This week a friend whom I like and respect said to me ‘I am trying to be gentle and forgive myself’.
Now what awful crime do you think she committed that would require her to be gentle and forgive herself? Well let me tell you, and sadly, I honestly don’t know how many of you will share my opinion that she is being harsh on herself.
Her crime was…
wait for it ….
she drank a cup of coffee when she was on a detox!
Now this is not a blog on the value of detoxing. That is another blog for another day.
This is a blog about how harsh we are on ourselves. I am aware that a coffee would have made her feel yucky (yes, I believe that is the technical term), but that is not what she was not what she said. She said she had to be ‘gentle’ and ‘forgiving’, for the atrocity of drinking caffeine whilst on a detox.
Why mindset matters
As a coach, I specialise in mindset and part of having a mindset that leads us to take good care of ourselves and make good choices for ourselves is the language we use when we are talking to ourselves.
Now imagine for a moment I had written this at the top of the page:
This week I was talking to a friend and she told me she drank a cup of coffee whilst on a detox and I said to her ‘I am trying to be gentle and forgive you’.
How harsh does that sound?
We have expectations of ourselves we would never put on others, we talk to ourselves in a way we would never find acceptable when talking to someone else.
Now don’t get me wrong, I am a really big fan of being gentle and forgiving ourselves, but I think we need to stop and ask is this really something I require forgiveness for?
We are continually setting ourselves up for failure, whether it be in a detox, parenting, friendship, relationships, and work or in business. We set our standards high. We all know that detox is tough (especially the first time), but I felt sad about my friend’s expectations for herself.
And then I looked at my to do list for the day. I felt overwhelmed just looking at it. I am a single Mum raising two children on my own and I run my own business, so this to do list was on top of client time and parenting time. I thought to myself that I want to reduce my output, because it seems like I never get enough done. But I think in hindsight I can get to the end of the day and look more objectively at what I have achieved and instead of looking at what I didn’t get done. I could say to myself what I would say to a friend, giving all the variables: ‘You did good!’ ‘Well done!’ ‘I am proud of you!’
Action tip
If you feel like you haven’t achieved anything because your to do list never seems to get any smaller, try this:
- At the end of the day, find a nice quiet place. This might be your home office, a bench in the park, a rock by the river. Where ever you feel at peace and inspired.

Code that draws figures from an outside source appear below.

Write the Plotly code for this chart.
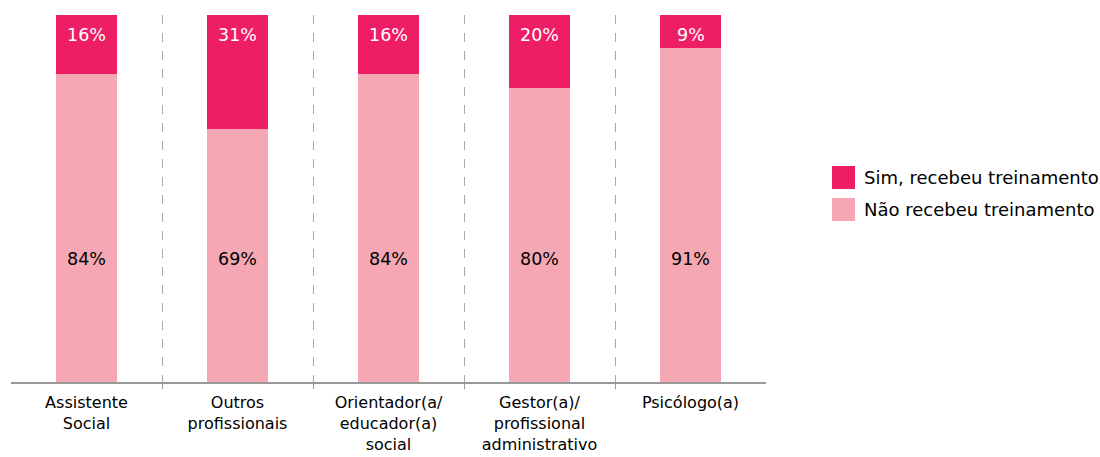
import plotly.graph_objects as go

categories = ["Assistente<br>Social", "Outros<br>profissionais", "Orientador(a/<br>educador(a)<br>social",
              "Gestor(a)/<br>profissional<br>administrativo", "Psicólogo(a)"]
sim = [16, 31, 16, 20, 9]
nao = [84, 69, 84, 80, 91]
sim_name = "Sim, recebeu treinamento"
nao_name = "Não recebeu treinamento"

DARK = "#ED1E65"
LIGHT = "#F5A7B4"
FONT = "DejaVu Sans"
FS = 17.5
TICK_FS = 16

fig = go.Figure()
fig.add_trace(go.Bar(x=categories, y=nao, name=nao_name, marker_color=LIGHT, marker_line_width=0,
                     hoverinfo="skip", showlegend=False))
fig.add_trace(go.Bar(x=categories, y=sim, name=sim_name, marker_color=DARK, marker_line_width=0,
                     hoverinfo="skip", showlegend=False))
# invisible trace to drive the separator axis
fig.add_trace(go.Scatter(x=[0], y=[0], xaxis="x2", mode="markers", marker_opacity=0,
                         showlegend=False, hoverinfo="skip"))

annotations = []
for c, s, n in zip(categories, sim, nao):
    annotations.append(dict(x=c, y=94.6, xref="x", yref="y", text=f"{s}%", showarrow=False,
                            font=dict(color="white", size=FS, family=FONT)))
    annotations.append(dict(x=c, y=33.6, xref="x", yref="y", text=f"{n}%", showarrow=False,
                            font=dict(color="black", size=FS, family=FONT)))

# custom legend (square swatches + text)
shapes = []
legend_items = [(sim_name, DARK, 0.5886, 0.5259), (nao_name, LIGHT, 0.5014, 0.4387)]
for name, col, y1, y0 in legend_items:
    shapes.append(dict(type="rect", xref="paper", yref="paper", x0=1.0874, x1=1.1179,
                       y0=y0, y1=y1, fillcolor=col, line_width=0))
    annotations.append(dict(x=1.1272, y=(y0 + y1) / 2, xref="paper", yref="paper", text=name,
                            showarrow=False, xanchor="left", yanchor="middle",
                            font=dict(color="black", size=18, family=FONT)))

n = len(categories)
fig.update_layout(
    barmode="stack",
    bargap=0.595,
    width=1100, height=457,
    margin=dict(l=11, r=334, t=15, b=75),
    paper_bgcolor="white", plot_bgcolor="white",
    font=dict(family=FONT, size=FS, color="black"),
    xaxis=dict(range=[-0.5, n - 0.5], showgrid=False, showline=True, linecolor="#999999",
               linewidth=2, ticks="", tickfont=dict(size=TICK_FS, color="black"), tickangle=0,
               automargin=False, ticklabelstandoff=5),
    xaxis2=dict(overlaying="x", range=[-0.5, n - 0.5], tickvals=[i + 0.5 for i in range(n - 1)],
                showticklabels=False, ticks="outside", ticklen=6, tickcolor="#999999", tickwidth=1,
                showgrid=True, gridcolor="#AAAAAA", griddash="dash", gridwidth=1,
                side="bottom", showline=False, zeroline=False, automargin=False),
    yaxis=dict(range=[0, 100], visible=False),
    annotations=annotations,
    shapes=shapes,
    showlegend=False,
)
fig.write_html("out.html", config={"displayModeBar": False},
               post_script="document.body.style.margin='0';document.body.style.overflow='hidden';")
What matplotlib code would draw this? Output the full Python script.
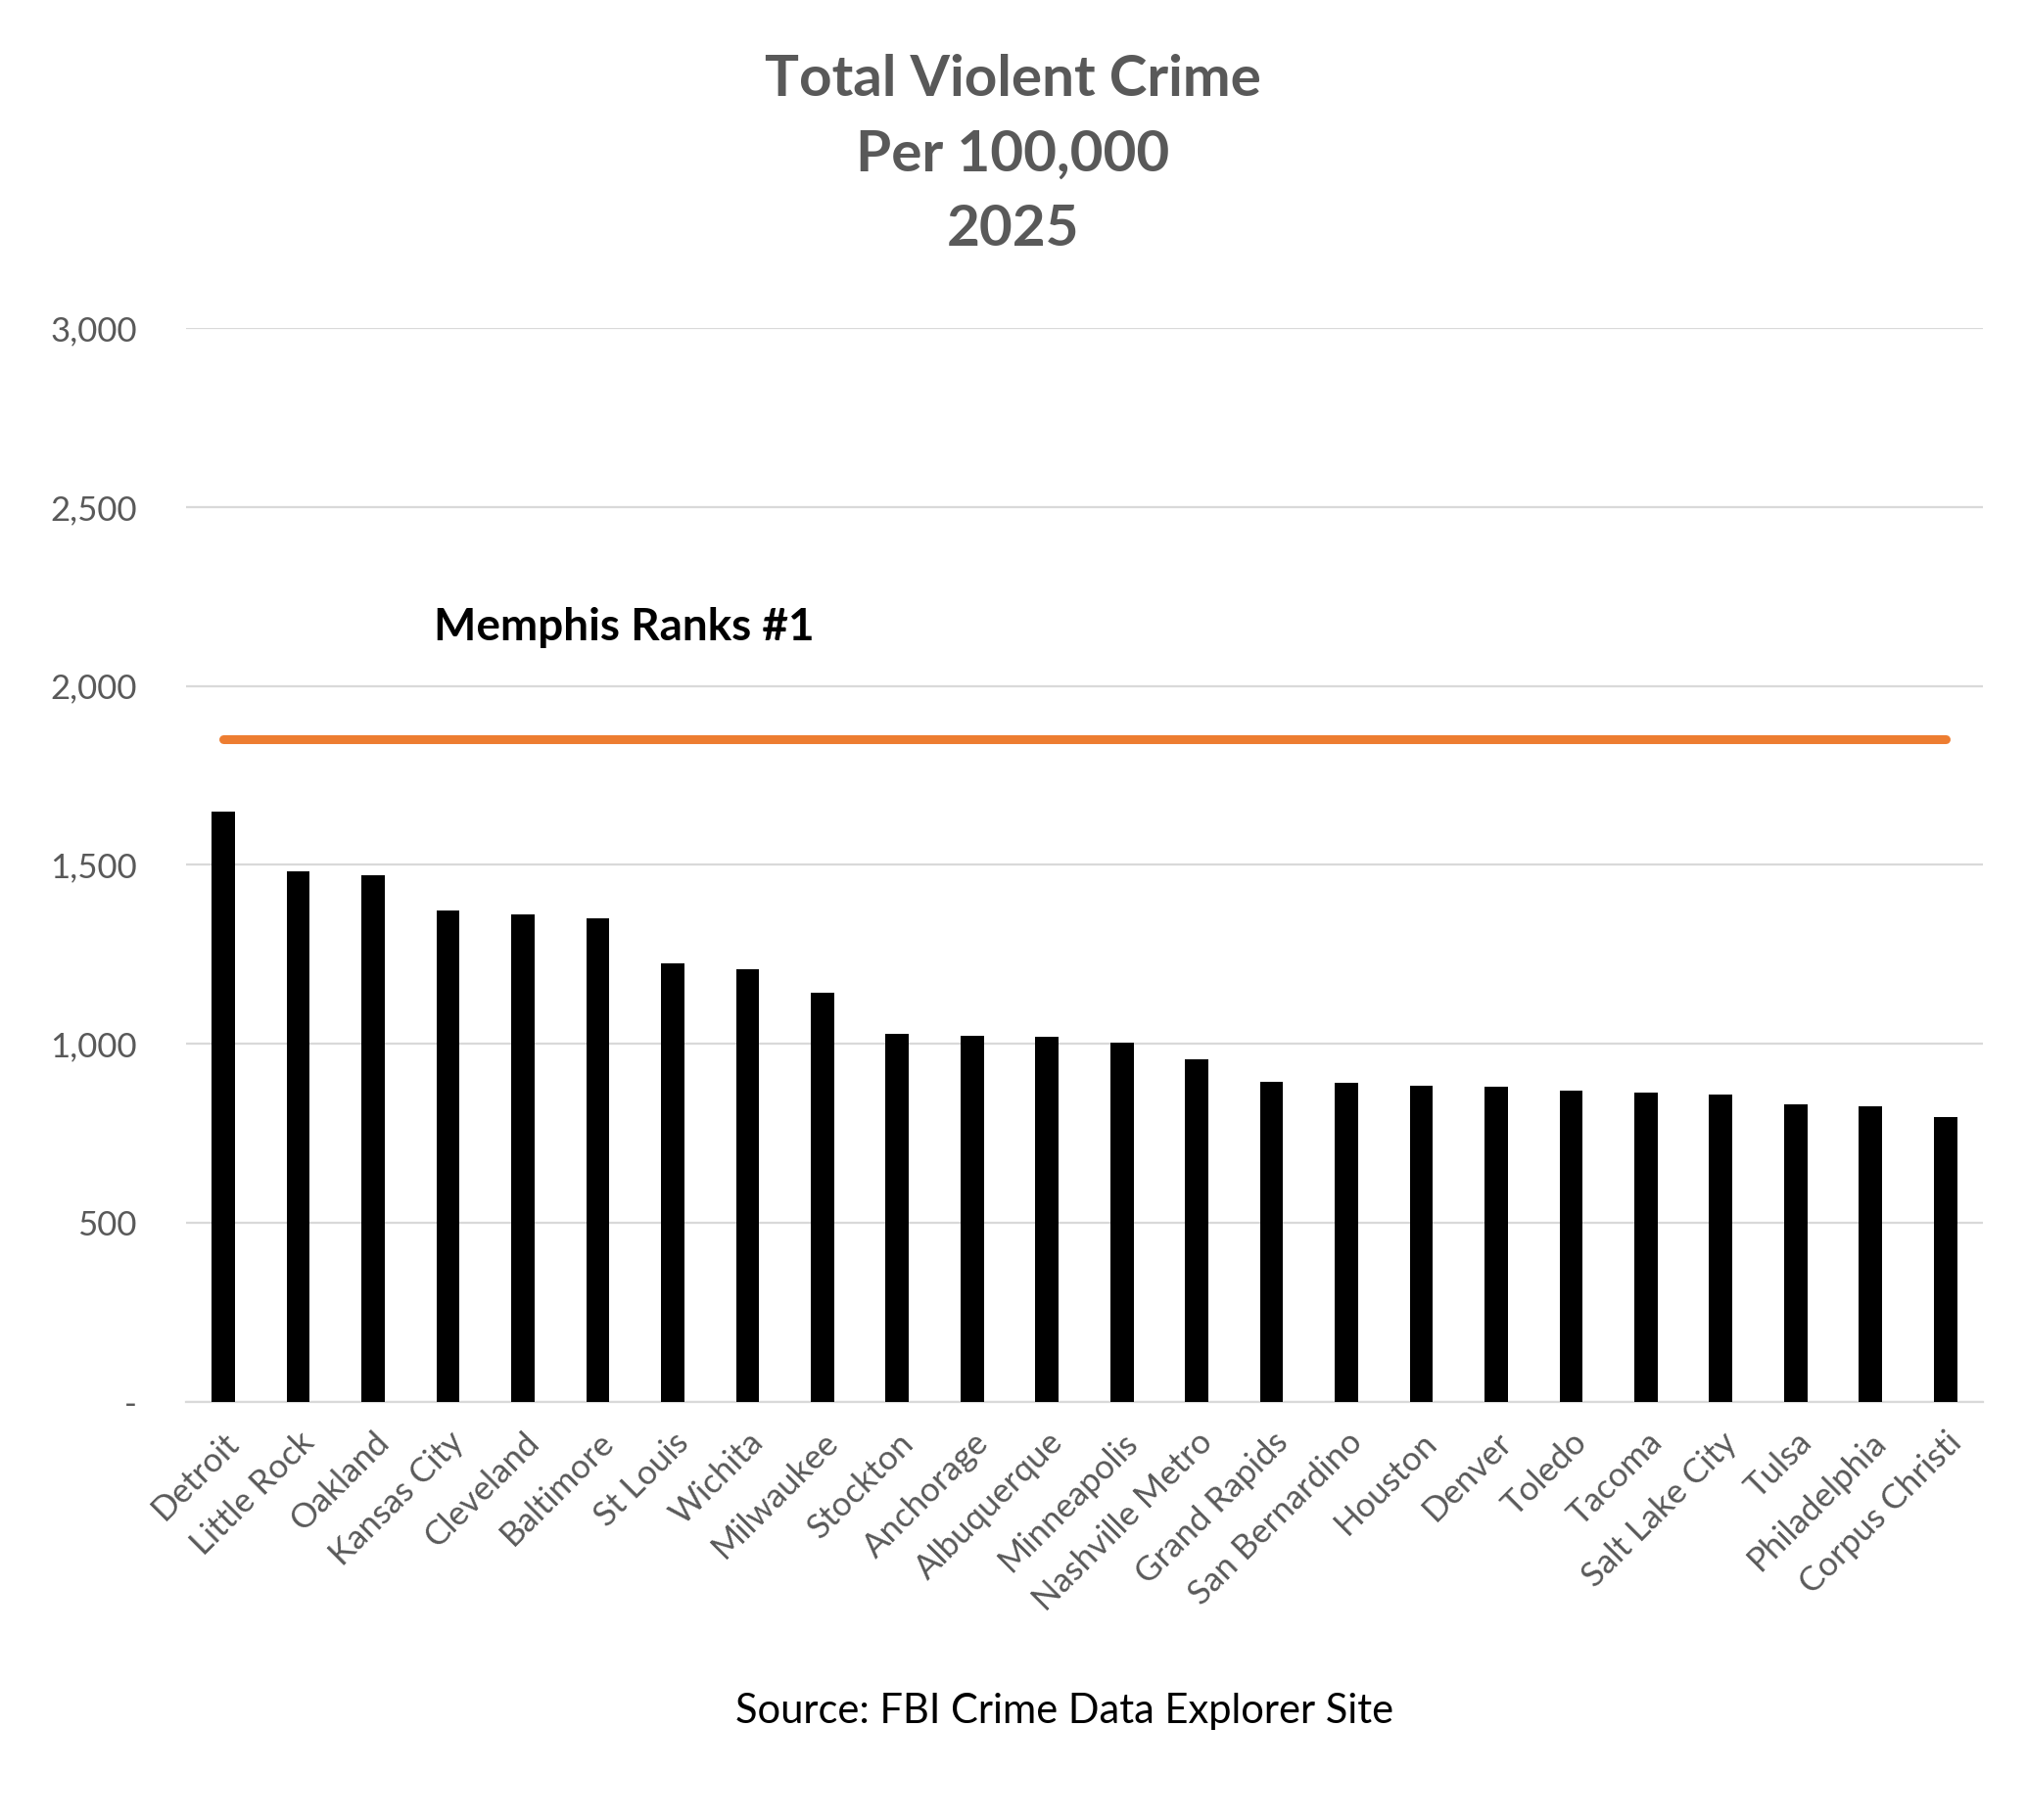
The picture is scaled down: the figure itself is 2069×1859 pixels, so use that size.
import matplotlib.pyplot as plt
from matplotlib.ticker import FuncFormatter
import numpy as np

plt.rcParams['font.family'] = ['Lato', 'DejaVu Sans']

cities = ['Detroit', 'Little Rock', 'Oakland', 'Kansas City', 'Cleveland', 'Baltimore',
          'St Louis', 'Wichita', 'Milwaukee', 'Stockton', 'Anchorage', 'Albuquerque',
          'Minneapolis', 'Nashville Metro', 'Grand Rapids', 'San Bernardino', 'Houston',
          'Denver', 'Toledo', 'Tacoma', 'Salt Lake City', 'Tulsa', 'Philadelphia',
          'Corpus Christi']
rates = [1650, 1483, 1472, 1374, 1363, 1350, 1226, 1208, 1142, 1027, 1024, 1021,
         1003, 956, 894, 891, 884, 880, 869, 864, 860, 830, 827, 795]
memphis = 1851
yticks = [0, 500, 1000, 1500, 2000, 2500, 3000]

grey = '#595959'
grid = '#D9D9D9'

fig = plt.figure(figsize=(20.69, 18.59), dpi=100)
ax = fig.add_axes([0.0918, 0.2297, 0.8869, 0.5901])

x = np.arange(len(cities))
ax.bar(x, rates, width=0.31, color='black', zorder=3)
ax.plot([x[0], x[-1]], [memphis, memphis], color='#ED7D31', linewidth=6.5,
        solid_capstyle='round', zorder=4)

ax.set_xlim(-0.5, len(cities) - 0.5)
ax.set_ylim(0, 3000)
ax.set_yticks(yticks)
ax.yaxis.set_major_formatter(FuncFormatter(lambda v, p: '-' if v == 0 else f'{int(v):,}'))
ax.grid(axis='y', color=grid, linewidth=1.6, zorder=0)
for s in ['top', 'right', 'left']:
    ax.spines[s].set_visible(False)
ax.spines['bottom'].set_color(grid)
ax.spines['bottom'].set_linewidth(1.6)
ax.tick_params(length=0, labelsize=25, labelcolor=grey)
ax.tick_params(axis='y', pad=36)

ax.set_xticks(x)
ax.set_xticklabels(cities, rotation=45, ha='right', rotation_mode='anchor')
ax.tick_params(axis='x', pad=18)

fig.text(0.4998, 0.9705, 'Total Violent Crime\nPer 100,000\n2025', ha='center', va='top',
         fontsize=42, fontweight='bold', color=grey, linespacing=1.55)
fig.text(0.214, 0.655, 'Memphis Ranks #1', ha='left', va='center',
         fontsize=33, fontweight='bold', color='black')
fig.text(0.5255, 0.0595, 'Source: FBI Crime Data Explorer Site', ha='center', va='center',
         fontsize=30, color='black')

fig.savefig('out.png', dpi=100)
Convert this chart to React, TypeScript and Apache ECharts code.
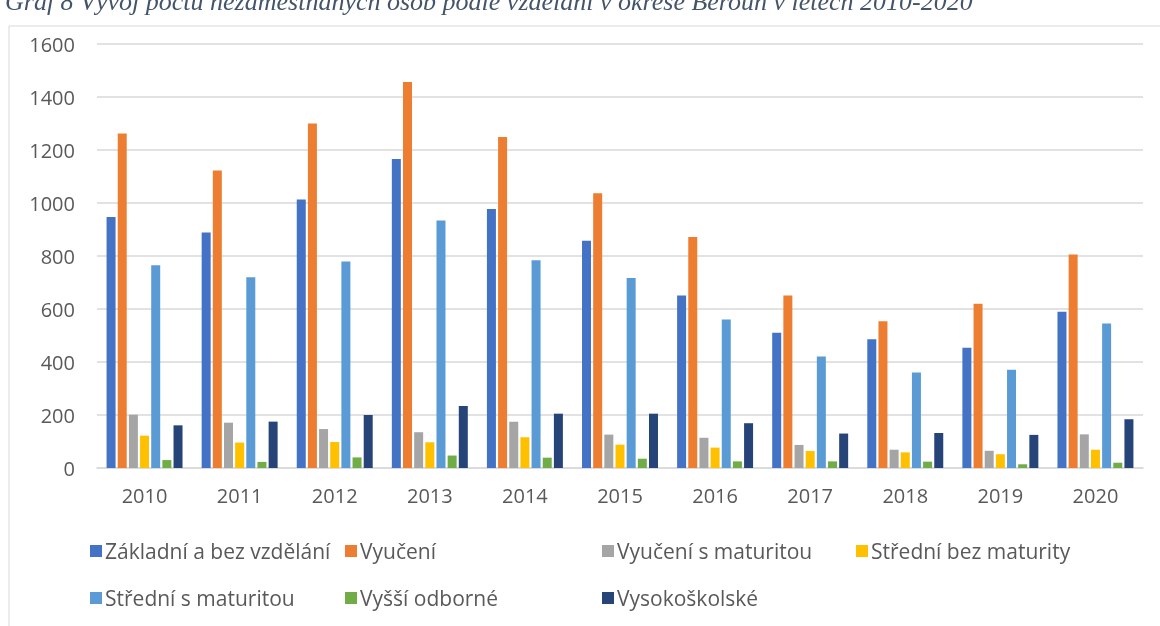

- Take a pen and notebook with you. If you have a journal, use that.
- Write at the top of the page: ‘Things I did today’
- Then list things you did. They might be big things like ‘launched my own website’, or things that are just hard for you at the moment like ‘got out of bed’. Write down everything you can think of.
- When you can’t think of anymore, pause and reflect on what you have achieved today. Take time to acknowledge where you’ve succeeded and even, yes, where you can improve. But acknowledge your successes first.
- Say to yourself: ‘I did well today.’ Really commit to it. Then write ‘I am a success’ next to your list.
Check in with yourself
We are all required to check our self-talk and how it affects our state of mind because if we can learn to be kind to ourselves with our words, then we will stop being so defensive about who we are and we will get to know what is we are passionate about.